Chairwoman Susan Collins convened the Senate Appropriations Committee hearing and welcomed more than 170 delegates from Breakthrough T1D’s Children’s Congress, introducing three young witnesses and Dr. Griff Rogers, director of the National Institute of Diabetes and Digestive and Kidney Diseases (NIDDK).
The most urgent message from the panel was that continued federal funding for the Special Diabetes Program (SDP) is needed to sustain recent clinical advances and to support trials now aiming at prevention and biological cures. Chairwoman Collins said the SDP “must be extended” before it expires in September and urged advocates to ask members to cosponsor reauthorization legislation she and Senator Jeanne Shaheen introduced.
Why it matters: SDP-supported research has led to multiple practical advances cited in testimony: FDA-authorized artificial pancreas systems that have become standard of care for many people with type 1 diabetes, an FDA-approved preventive therapy (teplizumab) that can delay clinical onset by about three years in treated individuals, and early clinical results from cell-replacement trials that, in one report cited by Collins, left 10 of 12 participants off insulin after one year. NIDDK Director Dr. Griff Rogers described work on encapsulation, immune-protection of transplanted cells, and complementary industry trials building on SDP-supported science.
What the witnesses said: Ruby Whitmore, 16, told the committee, “Managing type 1 diabetes isn't something I ever get a break from,” and described how continuous glucose monitors (CGMs) and insulin pumps, enabled by research investments, allow her to pursue sports and academic goals. Rachel White, also 16 and a nationally ranked junior tennis player, described an initial presentation with blood sugar over 600 and said the SDP’s work “is the reason we have better devices, smarter insulin pumps, and more hope than ever.” Katie Bone, a professional climber and American Ninja Warrior competitor, credited CGMs and pumps with making elite competition possible and urged Congress to renew the program.
Budget and grants concerns: Several senators, including Vice Chair Patty Murray and Senators Dick Durbin and Tammy Baldwin, raised alarms about administration actions that have frozen or terminated NIDDK grants and about a proposed NIH budget that would reduce funding relative to recent years. Vice Chair Murray said the Trump administration is “terminating or freezing more than 260 grants from the NIDDK” and urged advocates to push back. Dr. Rogers said some terminations are the subject of appeals or litigation and emphasized NIDDK’s effort to prioritize ongoing, promising clinical trials.
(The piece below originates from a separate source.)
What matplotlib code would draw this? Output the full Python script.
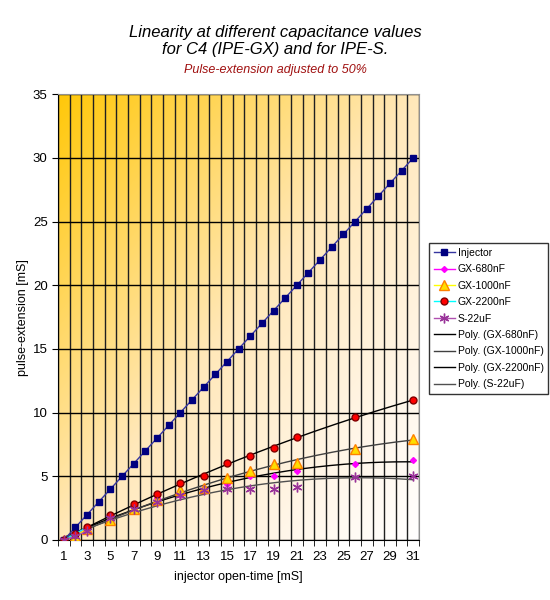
import numpy as np
import matplotlib.pyplot as plt
from matplotlib.colors import LinearSegmentedColormap

plt.rcParams['font.family'] = ['Liberation Sans', 'DejaVu Sans']

# categories on the x axis (injector open-time, mS)
open_time = list(range(1, 32))
tick_labels = [str(v) for v in range(1, 32, 2)]

nan = np.nan
injector = [float(v) for v in range(0, 31)]

# measured series: values only at some categories
gx_680 = [0, 0.4, 1.0, nan, 1.9, nan, 2.6, nan, 3.3, nan, 3.55, nan, 3.95, nan, 4.4, nan,
          5.0, nan, 5.0, nan, 5.45, nan, nan, nan, nan, 5.97, nan, nan, nan, nan, 6.27]
gx_1000 = [0, 0.3, 0.9, nan, 1.6, nan, 2.4, nan, 3.15, nan, 3.95, nan, 4.1, nan, 4.9, nan,
           5.4, nan, 5.95, nan, 6.07, nan, nan, nan, nan, 7.17, nan, nan, nan, nan, 7.95]
gx_2200 = [0, 0.5, 1.0, nan, 2.0, nan, 2.8, nan, 3.65, nan, 4.5, nan, 5.0, nan, 6.03, nan,
           6.62, nan, 7.22, nan, 8.05, nan, nan, nan, nan, 9.65, nan, nan, nan, nan, 11.0]
s_22u = [0, 0.3, 0.7, nan, 1.7, nan, 2.4, nan, 3.0, nan, 3.55, nan, 3.9, nan, 4.0, nan,
         4.0, nan, 4.0, nan, 4.18, nan, nan, nan, nan, 4.97, nan, nan, nan, nan, 5.0]

fig = plt.figure(figsize=(5.5, 6), dpi=100)
ax = fig.add_axes([0.1055, 0.1, 0.6565, 0.743])

# diagonal gradient background: gold upper left -> white lower right
u, v = np.meshgrid(np.linspace(0, 1, 300), np.linspace(1, 0, 300))
t = (u + (1 - v)) / 2
cmap = LinearSegmentedColormap.from_list(
    'bg', [(0, '#FFC80A'), (0.2, '#FFD450'), (0.5, '#FFE8BA'), (0.8, '#FFF6E8'), (1, '#FFFFFF')])
ax.imshow(t, cmap=cmap, vmin=0, vmax=1, extent=[0, 1, 0, 1], transform=ax.transAxes,
          aspect='auto', zorder=0, interpolation='bilinear')

x = np.array(open_time)

ax.plot(x, injector, color='#3636a0', lw=1, marker='s', ms=4,
        mfc='#000080', mec='#000080', label='Injector', zorder=5)
ax.plot(x, gx_680, color='#FF00FF', lw=1, marker='D', ms=3,
        mfc='#FF00FF', mec='#FF00FF', label='GX-680nF', zorder=5)
ax.plot(x, gx_1000, color='#FFFF00', lw=1, marker='^', ms=7,
        mfc='#FFDD00', mec='#FF8000', label='GX-1000nF', zorder=5)
ax.plot(x, gx_2200, color='#00FFFF', lw=1, marker='o', ms=5,
        mfc='#FF0000', mec='#800000', label='GX-2200nF', zorder=5)
ax.plot(x, s_22u, color='#B050B0', lw=1, marker=(6, 2, 0), ms=7,
        mec='#993399', mew=1, label='S-22uF', zorder=5)

# polynomial trendlines, order 2, as in the spreadsheet
xf = np.linspace(1, 31, 200)
trend_colors = ['#000000', '#404040', '#000000', '#505050']
for name, ys, c in zip(['GX-680nF', 'GX-1000nF', 'GX-2200nF', 'S-22uF'],
                       [gx_680, gx_1000, gx_2200, s_22u], trend_colors):
    ys = np.array(ys)
    ok = ~np.isnan(ys)
    coef = np.polyfit(x[ok], ys[ok], 2)
    ax.plot(xf, np.polyval(coef, xf), color=c, lw=1, label=f'Poly. ({name})', zorder=4)

ax.set_xlim(0.5, 31.5)
ax.set_ylim(0, 35)
ax.set_xticks(range(1, 32, 2))
ax.set_xticklabels(tick_labels)
ax.set_xticks(np.arange(0.5, 32, 1), minor=True)
ax.tick_params(axis='x', which='major', length=0, labelsize=9.5, pad=8)
ax.tick_params(axis='x', which='minor', length=4, direction='out')
ax.set_yticks(range(0, 36, 5))
ax.tick_params(axis='y', length=4, direction='out', labelsize=9.5)
ax.grid(True, axis='x', which='minor', color='#202020', lw=1, zorder=1)
ax.grid(True, axis='y', which='major', color='#000000', lw=1, zorder=1)
ax.set_axisbelow(True)

for s in ['top', 'right']:
    ax.spines[s].set_color('#909090')
ax.spines['left'].set_color('#000000')
ax.spines['bottom'].set_color('#000000')

ax.set_xlabel('injector open-time [mS]', fontsize=9, labelpad=6)
ax.set_ylabel('pulse-extension [mS]', fontsize=9, labelpad=3)

fig.text(0.5, 0.932, 'Linearity at different capacitance values\nfor C4 (IPE-GX) and for IPE-S.',
         ha='center', va='center', fontsize=12, style='italic', linespacing=1.15)
fig.text(0.5, 0.884, 'Pulse-extension adjusted to 50%', ha='center', va='center',
         fontsize=9, style='italic', color='#A01010')

leg = ax.legend(loc='upper left', bbox_to_anchor=(0.78, 0.595), bbox_transform=fig.transFigure,
                fontsize=7.5, frameon=True, fancybox=False, edgecolor='#000000',
                handlelength=2.0, handletextpad=0.3, borderaxespad=0,
                labelspacing=0.62, borderpad=0.45)
leg.get_frame().set_linewidth(1)

fig.savefig('out.png', dpi=100)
Equity and reach: Senators noted SDP and related programs’ impact on American Indian and Alaska Native communities and the 54 percent reduction in new diagnoses and decline in complications attributed to the Special Diabetes Program for Indians (SDPI). Dr. Rogers described SEARCH and SDPI collaborations and said SDP-supported work is expanding to populations (pregnant people, low-income communities) where industry trials have been limited.
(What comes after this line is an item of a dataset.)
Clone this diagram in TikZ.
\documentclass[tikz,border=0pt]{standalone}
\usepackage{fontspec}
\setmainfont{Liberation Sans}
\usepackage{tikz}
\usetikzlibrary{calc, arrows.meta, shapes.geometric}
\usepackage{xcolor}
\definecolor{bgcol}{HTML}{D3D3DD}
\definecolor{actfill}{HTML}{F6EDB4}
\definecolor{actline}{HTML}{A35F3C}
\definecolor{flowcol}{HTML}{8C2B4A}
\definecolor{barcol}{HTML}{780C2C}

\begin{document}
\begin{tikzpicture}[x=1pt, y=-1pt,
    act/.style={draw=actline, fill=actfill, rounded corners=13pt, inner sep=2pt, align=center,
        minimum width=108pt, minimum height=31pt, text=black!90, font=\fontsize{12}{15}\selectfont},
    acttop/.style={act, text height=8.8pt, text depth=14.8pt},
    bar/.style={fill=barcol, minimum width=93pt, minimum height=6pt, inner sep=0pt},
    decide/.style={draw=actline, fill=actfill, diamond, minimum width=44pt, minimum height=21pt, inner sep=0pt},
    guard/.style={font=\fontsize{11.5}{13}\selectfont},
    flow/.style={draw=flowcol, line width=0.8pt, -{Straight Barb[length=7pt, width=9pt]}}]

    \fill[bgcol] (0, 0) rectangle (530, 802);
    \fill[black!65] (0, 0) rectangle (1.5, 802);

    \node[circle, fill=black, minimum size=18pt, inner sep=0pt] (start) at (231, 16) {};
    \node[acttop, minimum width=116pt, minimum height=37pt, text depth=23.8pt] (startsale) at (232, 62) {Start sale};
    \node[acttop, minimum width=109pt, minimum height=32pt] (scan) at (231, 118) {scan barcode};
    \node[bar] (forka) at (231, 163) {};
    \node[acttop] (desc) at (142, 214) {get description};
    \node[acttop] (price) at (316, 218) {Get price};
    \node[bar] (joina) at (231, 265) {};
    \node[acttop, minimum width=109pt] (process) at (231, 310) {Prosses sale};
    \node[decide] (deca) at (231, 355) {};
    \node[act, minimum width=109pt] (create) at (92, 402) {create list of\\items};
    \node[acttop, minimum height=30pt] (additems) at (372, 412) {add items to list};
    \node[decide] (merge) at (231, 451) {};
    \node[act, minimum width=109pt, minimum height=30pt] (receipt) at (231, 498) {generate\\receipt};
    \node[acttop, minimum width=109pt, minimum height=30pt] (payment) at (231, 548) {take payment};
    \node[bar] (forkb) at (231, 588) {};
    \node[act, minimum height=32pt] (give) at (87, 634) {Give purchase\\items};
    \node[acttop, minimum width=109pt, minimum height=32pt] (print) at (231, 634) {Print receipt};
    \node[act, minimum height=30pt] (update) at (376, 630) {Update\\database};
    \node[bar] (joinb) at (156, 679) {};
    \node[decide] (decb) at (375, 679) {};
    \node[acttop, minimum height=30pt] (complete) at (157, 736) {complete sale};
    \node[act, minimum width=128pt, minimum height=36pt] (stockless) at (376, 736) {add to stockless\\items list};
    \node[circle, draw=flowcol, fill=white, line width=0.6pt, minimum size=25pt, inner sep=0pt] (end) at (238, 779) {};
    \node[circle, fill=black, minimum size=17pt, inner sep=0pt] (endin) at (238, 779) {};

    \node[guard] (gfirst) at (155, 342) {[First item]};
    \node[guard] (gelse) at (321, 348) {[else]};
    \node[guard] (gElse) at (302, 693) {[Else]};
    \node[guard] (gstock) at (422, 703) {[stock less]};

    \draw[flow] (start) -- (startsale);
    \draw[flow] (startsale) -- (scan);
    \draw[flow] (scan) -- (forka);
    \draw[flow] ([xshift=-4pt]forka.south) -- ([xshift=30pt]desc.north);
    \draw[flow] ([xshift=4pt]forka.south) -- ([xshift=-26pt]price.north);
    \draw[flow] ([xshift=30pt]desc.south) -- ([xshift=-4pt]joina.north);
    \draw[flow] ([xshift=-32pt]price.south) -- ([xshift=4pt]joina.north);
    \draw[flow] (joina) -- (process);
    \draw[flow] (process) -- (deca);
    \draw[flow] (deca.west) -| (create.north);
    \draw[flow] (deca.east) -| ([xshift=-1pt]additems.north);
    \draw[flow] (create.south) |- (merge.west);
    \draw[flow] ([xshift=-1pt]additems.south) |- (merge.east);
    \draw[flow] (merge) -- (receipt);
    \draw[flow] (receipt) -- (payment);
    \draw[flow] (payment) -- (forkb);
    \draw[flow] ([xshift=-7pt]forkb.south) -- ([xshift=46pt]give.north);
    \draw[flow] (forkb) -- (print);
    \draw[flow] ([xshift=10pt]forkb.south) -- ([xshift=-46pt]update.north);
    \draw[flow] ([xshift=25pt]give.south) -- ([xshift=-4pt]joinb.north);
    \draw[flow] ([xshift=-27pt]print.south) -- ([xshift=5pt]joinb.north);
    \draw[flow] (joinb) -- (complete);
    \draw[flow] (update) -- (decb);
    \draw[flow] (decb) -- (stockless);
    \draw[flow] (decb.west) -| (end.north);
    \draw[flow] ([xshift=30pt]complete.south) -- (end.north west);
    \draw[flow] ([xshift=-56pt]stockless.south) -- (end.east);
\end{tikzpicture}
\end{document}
Research pipeline and timeline: Dr. Rogers highlighted long-running cohort studies (TrialNet; TEDDY/TEDD; GoMoms) and said those efforts are yielding biomarkers and early indicators that can support prevention trials. He called cellular therapies and immune-modulation approaches “extremely exciting,” noted ongoing work to adapt CAR T–type approaches from oncology, and said further results from major studies are expected in the coming months to years.
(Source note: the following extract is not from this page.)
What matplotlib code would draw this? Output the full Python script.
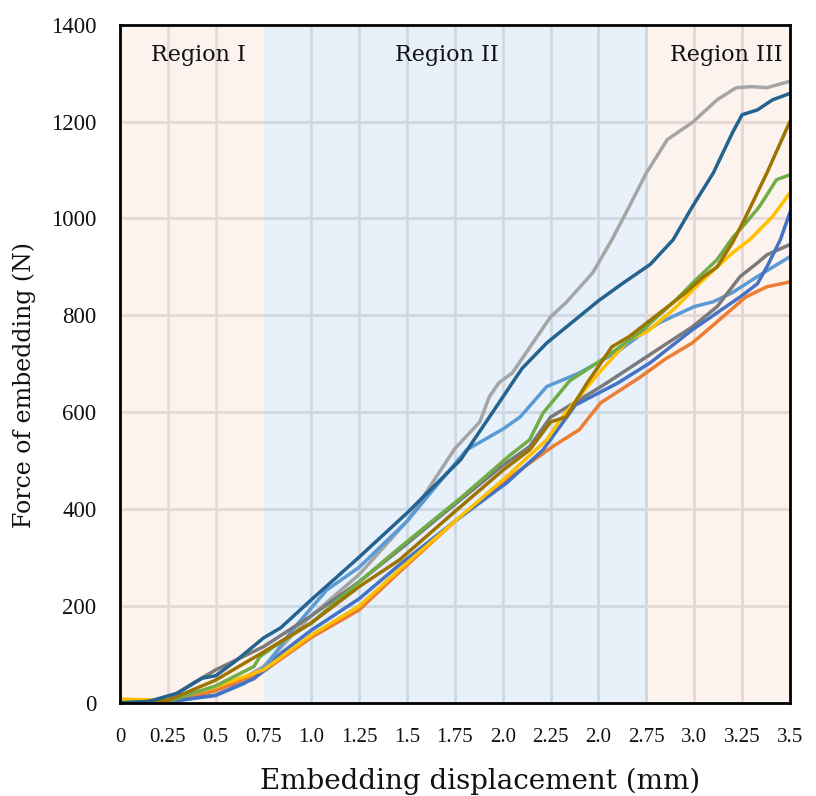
import matplotlib.pyplot as plt
import numpy as np

# Embedding displacement (mm) / force (N), one pair of lists per test
gray_x = [0, 0.2, 0.4, 0.6, 0.75, 0.9, 1.0, 1.25, 1.5, 1.75, 1.88, 1.93, 1.98, 2.05, 2.25, 2.33, 2.47, 2.57, 2.66, 2.75, 2.86, 2.99, 3.12, 3.22, 3.3, 3.38, 3.5]
gray_y = [3, 5, 15, 40, 75, 140, 180, 265, 375, 525, 580, 632, 661, 681, 797, 826, 888, 956, 1024, 1094, 1163, 1198, 1245, 1270, 1272, 1270, 1283]

dblue_x = [0, 0.15, 0.3, 0.43, 0.5, 0.6, 0.75, 0.84, 1.0, 1.25, 1.5, 1.78, 1.93, 2.1, 2.23, 2.5, 2.63, 2.77, 2.89, 2.99, 3.1, 3.2, 3.25, 3.33, 3.41, 3.5]
dblue_y = [0, 3, 20, 51, 56, 85, 134, 155, 213, 301, 392, 502, 590, 690, 743, 830, 867, 905, 956, 1024, 1094, 1177, 1214, 1224, 1245, 1258]

lblue_x = [0, 0.25, 0.5, 0.65, 0.75, 0.9, 1.08, 1.25, 1.5, 1.7, 1.81, 2.0, 2.09, 2.23, 2.4, 2.6, 2.72, 2.82, 3.0, 3.1, 3.2, 3.33, 3.5]
lblue_y = [0, 2, 15, 40, 70, 150, 233, 280, 375, 470, 522, 565, 590, 653, 681, 725, 760, 785, 818, 828, 847, 880, 921]

green_x = [0, 0.25, 0.5, 0.7, 0.73, 0.8, 1.0, 1.25, 1.46, 1.78, 2.04, 2.14, 2.21, 2.35, 2.54, 2.72, 2.9, 3.0, 3.12, 3.2, 3.27, 3.34, 3.43, 3.5]
green_y = [0, 3, 35, 75, 95, 115, 165, 250, 320, 423, 512, 543, 598, 665, 714, 766, 830, 870, 915, 960, 991, 1024, 1080, 1090]

brown_x = [0, 0.25, 0.5, 0.75, 1.0, 1.25, 1.46, 1.75, 2.0, 2.14, 2.25, 2.33, 2.44, 2.57, 2.66, 2.82, 2.95, 3.05, 3.12, 3.2, 3.27, 3.38, 3.5]
brown_y = [0, 5, 47, 105, 165, 240, 295, 395, 480, 522, 580, 590, 660, 735, 756, 805, 845, 880, 900, 950, 1004, 1094, 1200]

gold_x = [0, 0.25, 0.5, 0.75, 1.0, 1.25, 1.46, 1.75, 2.0, 2.23, 2.31, 2.5, 2.66, 2.75, 2.9, 3.03, 3.2, 3.29, 3.41, 3.5]
gold_y = [8, 5, 33, 68, 140, 200, 275, 375, 460, 543, 590, 680, 750, 765, 815, 867, 929, 956, 1004, 1053]

blue_x = [0, 0.25, 0.5, 0.7, 0.78, 0.82, 0.85, 1.0, 1.25, 1.46, 1.75, 2.02, 2.21, 2.38, 2.6, 2.77, 2.99, 3.1, 3.24, 3.33, 3.38, 3.45, 3.5]
blue_y = [0, 2, 16, 50, 75, 95, 105, 150, 215, 285, 375, 454, 522, 615, 660, 702, 770, 800, 838, 865, 900, 956, 1012]

dgray_x = [0, 0.25, 0.4, 0.5, 0.75, 1.0, 1.25, 1.46, 1.75, 2.0, 2.14, 2.25, 2.51, 2.75, 2.85, 2.99, 3.12, 3.24, 3.33, 3.38, 3.5]
dgray_y = [0, 8, 45, 68, 116, 180, 250, 316, 410, 490, 529, 590, 652, 714, 740, 776, 818, 880, 908, 925, 946]

orange_x = [0, 0.25, 0.5, 0.75, 1.0, 1.25, 1.46, 1.75, 2.0, 2.26, 2.4, 2.51, 2.72, 2.85, 2.99, 3.1, 3.27, 3.38, 3.5]
orange_y = [0, 2, 25, 65, 135, 192, 270, 375, 455, 529, 564, 619, 673, 710, 743, 780, 838, 859, 869]

tick_pos = [0, 0.25, 0.5, 0.75, 1.0, 1.25, 1.5, 1.75, 2.0, 2.25, 2.5, 2.75, 3.0, 3.25, 3.5]
tick_text = ["0", "0.25", "0.5", "0.75", "1.0", "1.25", "1.5", "1.75", "2.0", "2.25", "2.0", "2.75", "3.0", "3.25", "3.5"]
regions = [(0, 0.75, "Region I", 0.41), (0.75, 2.75, "Region II", 1.71), (2.75, 3.5, "Region III", 3.17)]

plt.rcParams['font.family'] = ['Liberation Serif', 'DejaVu Serif']
word_font = ['DejaVu Serif']

fig = plt.figure(figsize=(8.16, 7.96), dpi=100)
ax = fig.add_axes([0.147, 0.117, 0.821, 0.852])
ax.set_xlim(0, 3.5)
ax.set_ylim(0, 1400)

# shaded regions, each with its own grid colour
for i, (a, b, name, xc) in enumerate(regions):
    fill = "#e8f0fa" if i == 1 else "#fdf3ee"
    grid = "#cdd8e1" if i == 1 else "#e6d8d5"
    ax.axvspan(a, b, color=fill, zorder=0, lw=0)
    for t in tick_pos:
        if a < t < b or (i == 1 and t == b):
            ax.plot([t, t], [0, 1400], color=grid, lw=2, zorder=1)
    for yv in range(200, 1400, 200):
        ax.plot([a, b], [yv, yv], color=grid, lw=2, zorder=1)
    ax.text(xc, 1338, name, ha="center", va="center", fontsize=16, family=word_font,
            color="#111111", zorder=4)

series = [
    (gray_x, gray_y, "#a5a5a5"),
    (lblue_x, lblue_y, "#5b9bd5"),
    (dgray_x, dgray_y, "#7a7a7a"),
    (orange_x, orange_y, "#ed7d31"),
    (blue_x, blue_y, "#4472c4"),
    (gold_x, gold_y, "#ffc000"),
    (green_x, green_y, "#70ad47"),
    (brown_x, brown_y, "#9e7400"),
    (dblue_x, dblue_y, "#24628f"),
]
for xs, ys, c in series:
    ax.plot(xs, ys, color=c, lw=2.5, zorder=3, solid_capstyle="round", solid_joinstyle="round")

ax.set_xticks(tick_pos)
ax.set_xticklabels(tick_text)
ax.set_yticks(range(0, 1401, 200))
ax.tick_params(axis="x", length=0, pad=18, labelsize=15, labelcolor="#111111")
ax.tick_params(axis="y", length=0, pad=17, labelsize=16.5, labelcolor="#111111")
for s in ax.spines.values():
    s.set_linewidth(2)
    s.set_color("black")
    s.set_zorder(5)

fig.text(480 / 816, 1 - 789 / 796, "Embedding displacement (mm)", ha="center", va="baseline",
         fontsize=20, family=word_font, color="#111111")
fig.text(24 / 816, 1 - 385 / 796, "Force of embedding (N)", ha="center", va="center",
         rotation=90, fontsize=17, family=word_font, color="#111111")

fig.savefig("out.png", dpi=100)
What lawmakers can do: Several senators asked for sustained appropriations and for colleagues to cosponsor reauthorization of the SDP. Chairwoman Collins left the hearing record open for additional submissions and said she and Senator Shaheen had already filed reauthorization language for the program.
The hearing closed with Collins thanking witnesses and recalling the transition from early heavy insulin pumps to today’s CGMs and automated insulin delivery systems as evidence that federal investment yields durable advances.